### Data supplied
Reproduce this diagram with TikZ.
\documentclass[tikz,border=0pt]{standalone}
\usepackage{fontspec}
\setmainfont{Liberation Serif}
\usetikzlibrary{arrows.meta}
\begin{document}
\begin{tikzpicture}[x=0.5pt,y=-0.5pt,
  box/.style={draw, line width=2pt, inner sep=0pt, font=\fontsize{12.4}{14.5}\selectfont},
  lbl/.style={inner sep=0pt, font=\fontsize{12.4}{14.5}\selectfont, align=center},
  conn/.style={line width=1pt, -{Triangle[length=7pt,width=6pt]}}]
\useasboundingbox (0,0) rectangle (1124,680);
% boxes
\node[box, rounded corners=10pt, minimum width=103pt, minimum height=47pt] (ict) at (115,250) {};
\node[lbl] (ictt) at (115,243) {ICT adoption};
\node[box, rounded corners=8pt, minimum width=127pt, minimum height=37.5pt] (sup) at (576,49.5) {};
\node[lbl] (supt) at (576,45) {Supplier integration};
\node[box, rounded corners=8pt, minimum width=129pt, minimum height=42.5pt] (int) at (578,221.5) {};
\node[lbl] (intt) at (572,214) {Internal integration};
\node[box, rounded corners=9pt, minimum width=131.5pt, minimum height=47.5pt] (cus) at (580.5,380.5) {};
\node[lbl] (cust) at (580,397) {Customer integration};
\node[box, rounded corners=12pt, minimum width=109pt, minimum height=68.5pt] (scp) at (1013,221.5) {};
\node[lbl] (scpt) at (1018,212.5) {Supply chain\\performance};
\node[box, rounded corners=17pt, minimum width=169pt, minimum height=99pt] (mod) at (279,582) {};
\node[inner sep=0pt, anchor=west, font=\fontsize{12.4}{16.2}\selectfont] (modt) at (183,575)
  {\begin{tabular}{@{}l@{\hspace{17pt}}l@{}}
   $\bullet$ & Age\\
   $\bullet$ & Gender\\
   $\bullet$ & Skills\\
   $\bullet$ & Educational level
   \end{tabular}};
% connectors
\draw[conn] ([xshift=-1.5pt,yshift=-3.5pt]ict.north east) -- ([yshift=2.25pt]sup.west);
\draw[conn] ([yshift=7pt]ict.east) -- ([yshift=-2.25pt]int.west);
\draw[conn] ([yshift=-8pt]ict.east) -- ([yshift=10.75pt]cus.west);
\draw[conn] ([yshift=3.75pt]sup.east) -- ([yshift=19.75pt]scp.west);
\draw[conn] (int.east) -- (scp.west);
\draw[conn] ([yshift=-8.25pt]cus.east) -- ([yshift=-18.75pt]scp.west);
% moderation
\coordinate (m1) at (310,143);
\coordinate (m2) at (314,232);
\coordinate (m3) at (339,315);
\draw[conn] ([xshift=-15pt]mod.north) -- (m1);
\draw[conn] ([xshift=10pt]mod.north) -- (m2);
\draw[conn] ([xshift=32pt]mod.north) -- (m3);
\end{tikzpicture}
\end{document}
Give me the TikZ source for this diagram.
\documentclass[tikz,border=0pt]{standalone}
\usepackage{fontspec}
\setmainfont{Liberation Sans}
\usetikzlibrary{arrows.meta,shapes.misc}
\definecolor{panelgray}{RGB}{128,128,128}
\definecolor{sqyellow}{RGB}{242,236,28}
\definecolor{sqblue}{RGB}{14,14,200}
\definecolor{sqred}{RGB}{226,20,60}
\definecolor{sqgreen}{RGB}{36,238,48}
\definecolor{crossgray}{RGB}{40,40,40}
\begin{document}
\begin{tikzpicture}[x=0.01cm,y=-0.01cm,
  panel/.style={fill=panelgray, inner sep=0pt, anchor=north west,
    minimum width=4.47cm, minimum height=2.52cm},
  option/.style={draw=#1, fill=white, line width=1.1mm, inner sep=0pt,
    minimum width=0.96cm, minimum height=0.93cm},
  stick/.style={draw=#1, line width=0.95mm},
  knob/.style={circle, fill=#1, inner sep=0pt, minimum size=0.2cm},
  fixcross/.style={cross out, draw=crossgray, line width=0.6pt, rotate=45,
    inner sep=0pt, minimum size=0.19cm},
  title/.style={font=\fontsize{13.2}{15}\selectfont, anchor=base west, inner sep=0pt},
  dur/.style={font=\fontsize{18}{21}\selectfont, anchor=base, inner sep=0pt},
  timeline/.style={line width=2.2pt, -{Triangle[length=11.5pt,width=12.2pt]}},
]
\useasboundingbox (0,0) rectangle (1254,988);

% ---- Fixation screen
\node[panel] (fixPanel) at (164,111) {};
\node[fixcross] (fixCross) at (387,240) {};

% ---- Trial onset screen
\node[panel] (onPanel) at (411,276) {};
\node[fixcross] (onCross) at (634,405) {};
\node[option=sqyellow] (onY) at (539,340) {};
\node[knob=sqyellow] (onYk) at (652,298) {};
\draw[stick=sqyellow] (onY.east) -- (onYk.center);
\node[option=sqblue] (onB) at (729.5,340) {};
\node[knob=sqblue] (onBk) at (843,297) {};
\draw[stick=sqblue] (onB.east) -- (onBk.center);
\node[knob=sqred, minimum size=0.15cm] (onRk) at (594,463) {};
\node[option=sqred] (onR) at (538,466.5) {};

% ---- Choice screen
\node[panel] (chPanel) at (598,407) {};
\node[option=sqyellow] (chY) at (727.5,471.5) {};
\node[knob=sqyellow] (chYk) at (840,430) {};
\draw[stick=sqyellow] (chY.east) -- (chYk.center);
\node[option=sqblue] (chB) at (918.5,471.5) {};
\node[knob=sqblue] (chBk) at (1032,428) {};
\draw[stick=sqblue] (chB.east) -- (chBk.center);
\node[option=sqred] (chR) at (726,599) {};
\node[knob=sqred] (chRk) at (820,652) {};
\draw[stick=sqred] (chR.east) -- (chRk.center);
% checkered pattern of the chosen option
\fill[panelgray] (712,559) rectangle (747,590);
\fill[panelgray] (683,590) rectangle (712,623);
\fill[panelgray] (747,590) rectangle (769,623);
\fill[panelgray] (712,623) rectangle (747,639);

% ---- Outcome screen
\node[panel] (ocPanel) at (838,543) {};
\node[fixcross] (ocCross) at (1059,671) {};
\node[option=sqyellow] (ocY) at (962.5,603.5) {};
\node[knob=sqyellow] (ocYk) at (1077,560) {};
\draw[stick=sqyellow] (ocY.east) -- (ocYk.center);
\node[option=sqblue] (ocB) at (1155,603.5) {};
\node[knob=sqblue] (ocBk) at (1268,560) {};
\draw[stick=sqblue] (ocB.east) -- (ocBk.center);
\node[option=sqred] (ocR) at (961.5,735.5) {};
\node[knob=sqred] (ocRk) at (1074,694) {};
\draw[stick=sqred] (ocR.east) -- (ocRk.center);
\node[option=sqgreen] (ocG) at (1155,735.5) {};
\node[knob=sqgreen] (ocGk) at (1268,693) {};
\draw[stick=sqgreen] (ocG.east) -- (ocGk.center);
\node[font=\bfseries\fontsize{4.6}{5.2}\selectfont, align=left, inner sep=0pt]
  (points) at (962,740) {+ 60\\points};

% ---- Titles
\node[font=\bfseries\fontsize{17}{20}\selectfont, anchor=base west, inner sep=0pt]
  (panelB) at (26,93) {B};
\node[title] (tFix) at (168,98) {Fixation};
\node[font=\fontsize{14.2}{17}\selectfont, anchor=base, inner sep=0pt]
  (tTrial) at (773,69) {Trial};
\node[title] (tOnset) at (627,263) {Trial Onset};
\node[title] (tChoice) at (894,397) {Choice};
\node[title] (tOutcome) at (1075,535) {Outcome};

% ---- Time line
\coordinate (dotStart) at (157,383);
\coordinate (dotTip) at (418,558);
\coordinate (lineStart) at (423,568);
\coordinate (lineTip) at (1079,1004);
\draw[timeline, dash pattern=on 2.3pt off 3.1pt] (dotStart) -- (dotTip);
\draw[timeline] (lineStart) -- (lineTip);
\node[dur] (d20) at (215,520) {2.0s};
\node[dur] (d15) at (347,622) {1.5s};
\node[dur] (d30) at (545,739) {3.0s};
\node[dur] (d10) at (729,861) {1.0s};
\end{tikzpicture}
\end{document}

### Instructions to follow
Go through the material and select each line with the string "diagram" in it.

### Result
Reproduce this diagram with TikZ.
Give me the TikZ source for this diagram.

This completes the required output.